#### [Requirements]
Repeat, exactly and completely, the material that follows. Omit the pictures.
BEGIN Data provided
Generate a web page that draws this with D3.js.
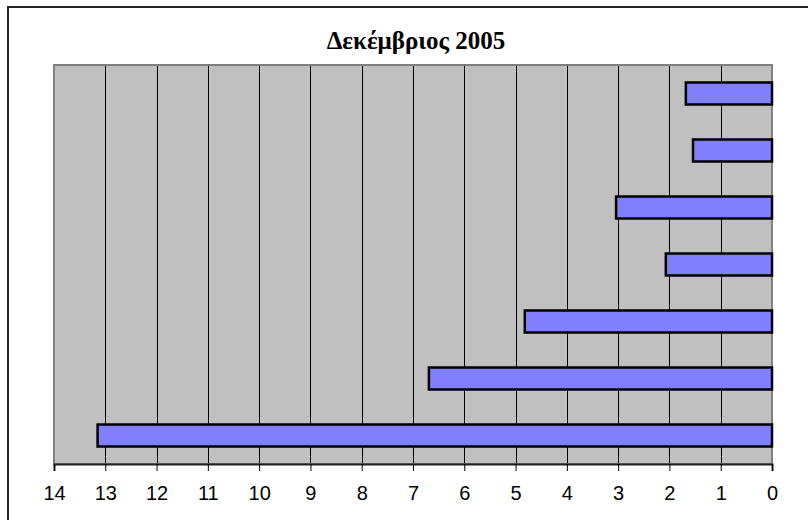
<!DOCTYPE html>
<html>
<head>
<meta charset="utf-8">
<script src="https://cdn.jsdelivr.net/npm/d3@7"></script>
<style>
	body { margin: 0; background: #fff; }
	svg { display: block; }
</style>
</head>
<body>
<div id="chart"></div>
<script>
'use strict';

// values, top bar first
var categories = ['1', '2', '3', '4', '5', '6', '7'];
var values = [1.68, 1.54, 3.04, 2.07, 4.82, 6.69, 13.15];
var tickValues = [0, 1, 2, 3, 4, 5, 6, 7, 8, 9, 10, 11, 12, 13, 14];
var title = 'Δεκέμβριος 2005';

var width = 808, height = 520;
var plot = { left: 54, right: 772, top: 65, bottom: 464 };

var svg = d3.select('#chart').append('svg')
	.attr('width', width)
	.attr('height', height);

// outer frame (runs off right and bottom edges)
svg.append('rect')
	.attr('x', 8).attr('y', 7)
	.attr('width', 820).attr('height', 540)
	.style('fill', '#fff')
	.style('stroke', '#222')
	.style('stroke-width', 2);

var x = d3.scaleLinear().domain([0, 14]).range([plot.right, plot.left]);
var y = d3.scaleBand().domain(categories)
	.range([plot.top, plot.bottom])
	.paddingInner(0.614)
	.paddingOuter(0.307);

// plot background
svg.append('rect')
	.attr('x', plot.left).attr('y', plot.top)
	.attr('width', plot.right - plot.left)
	.attr('height', plot.bottom - plot.top)
	.style('fill', '#c0c0c0');

// vertical gridlines
svg.append('g').selectAll('line')
	.data(tickValues.filter(function (d) { return d > 0 && d < 14; }))
	.enter().append('line')
	.attr('x1', function (d) { return Math.round(x(d)) + 0.5; })
	.attr('x2', function (d) { return Math.round(x(d)) + 0.5; })
	.attr('y1', plot.top)
	.attr('y2', plot.bottom)
	.style('stroke', '#000')
	.style('stroke-width', 1);

// plot border
svg.append('rect')
	.attr('x', plot.left).attr('y', plot.top)
	.attr('width', plot.right - plot.left)
	.attr('height', plot.bottom - plot.top)
	.style('fill', 'none')
	.style('stroke', '#808080')
	.style('stroke-width', 2);

// bars
svg.append('g').selectAll('rect')
	.data(values)
	.enter().append('rect')
	.attr('x', function (d) { return x(d); })
	.attr('y', function (d, i) { return y(categories[i]); })
	.attr('width', function (d) { return x(0) - x(d); })
	.attr('height', y.bandwidth())
	.style('fill', '#8080ff')
	.style('stroke', '#000')
	.style('stroke-width', 2.5);

// x axis
var axis = d3.axisBottom(x)
	.tickValues(tickValues)
	.tickSize(7)
	.tickPadding(15)
	.tickFormat(d3.format('d'));

var ax = svg.append('g')
	.attr('transform', 'translate(0,' + plot.bottom + ')')
	.call(axis);
ax.select('.domain')
	.style('stroke', '#222')
	.style('stroke-width', 2);
ax.selectAll('.tick line').style('stroke', '#000');
ax.selectAll('.tick text')
	.style('font-family', '"Liberation Sans", Arial, sans-serif')
	.style('font-size', '20px')
	.style('fill', '#000');

// title
svg.append('text')
	.attr('x', 416)
	.attr('y', 49)
	.attr('text-anchor', 'middle')
	.style('font-family', '"Liberation Serif", "DejaVu Serif", serif')
	.style('font-weight', 'bold')
	.style('font-size', '25px')
	.text(title);
</script>
</body>
</html>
END Data provided
#### [Complete answer]
Generate a web page that draws this with D3.js.
<!DOCTYPE html>
<html>
<head>
<meta charset="utf-8">
<script src="https://cdn.jsdelivr.net/npm/d3@7"></script>
<style>
	body { margin: 0; background: #fff; }
	svg { display: block; }
</style>
</head>
<body>
<div id="chart"></div>
<script>
'use strict';

// values, top bar first
var categories = ['1', '2', '3', '4', '5', '6', '7'];
var values = [1.68, 1.54, 3.04, 2.07, 4.82, 6.69, 13.15];
var tickValues = [0, 1, 2, 3, 4, 5, 6, 7, 8, 9, 10, 11, 12, 13, 14];
var title = 'Δεκέμβριος 2005';

var width = 808, height = 520;
var plot = { left: 54, right: 772, top: 65, bottom: 464 };

var svg = d3.select('#chart').append('svg')
	.attr('width', width)
	.attr('height', height);

// outer frame (runs off right and bottom edges)
svg.append('rect')
	.attr('x', 8).attr('y', 7)
	.attr('width', 820).attr('height', 540)
	.style('fill', '#fff')
	.style('stroke', '#222')
	.style('stroke-width', 2);

var x = d3.scaleLinear().domain([0, 14]).range([plot.right, plot.left]);
var y = d3.scaleBand().domain(categories)
	.range([plot.top, plot.bottom])
	.paddingInner(0.614)
	.paddingOuter(0.307);

// plot background
svg.append('rect')
	.attr('x', plot.left).attr('y', plot.top)
	.attr('width', plot.right - plot.left)
	.attr('height', plot.bottom - plot.top)
	.style('fill', '#c0c0c0');

// vertical gridlines
svg.append('g').selectAll('line')
	.data(tickValues.filter(function (d) { return d > 0 && d < 14; }))
	.enter().append('line')
	.attr('x1', function (d) { return Math.round(x(d)) + 0.5; })
	.attr('x2', function (d) { return Math.round(x(d)) + 0.5; })
	.attr('y1', plot.top)
	.attr('y2', plot.bottom)
	.style('stroke', '#000')
	.style('stroke-width', 1);

// plot border
svg.append('rect')
	.attr('x', plot.left).attr('y', plot.top)
	.attr('width', plot.right - plot.left)
	.attr('height', plot.bottom - plot.top)
	.style('fill', 'none')
	.style('stroke', '#808080')
	.style('stroke-width', 2);

// bars
svg.append('g').selectAll('rect')
	.data(values)
	.enter().append('rect')
	.attr('x', function (d) { return x(d); })
	.attr('y', function (d, i) { return y(categories[i]); })
	.attr('width', function (d) { return x(0) - x(d); })
	.attr('height', y.bandwidth())
	.style('fill', '#8080ff')
	.style('stroke', '#000')
	.style('stroke-width', 2.5);

// x axis
var axis = d3.axisBottom(x)
	.tickValues(tickValues)
	.tickSize(7)
	.tickPadding(15)
	.tickFormat(d3.format('d'));

var ax = svg.append('g')
	.attr('transform', 'translate(0,' + plot.bottom + ')')
	.call(axis);
ax.select('.domain')
	.style('stroke', '#222')
	.style('stroke-width', 2);
ax.selectAll('.tick line').style('stroke', '#000');
ax.selectAll('.tick text')
	.style('font-family', '"Liberation Sans", Arial, sans-serif')
	.style('font-size', '20px')
	.style('fill', '#000');

// title
svg.append('text')
	.attr('x', 416)
	.attr('y', 49)
	.attr('text-anchor', 'middle')
	.style('font-family', '"Liberation Serif", "DejaVu Serif", serif')
	.style('font-weight', 'bold')
	.style('font-size', '25px')
	.text(title);
</script>
</body>
</html>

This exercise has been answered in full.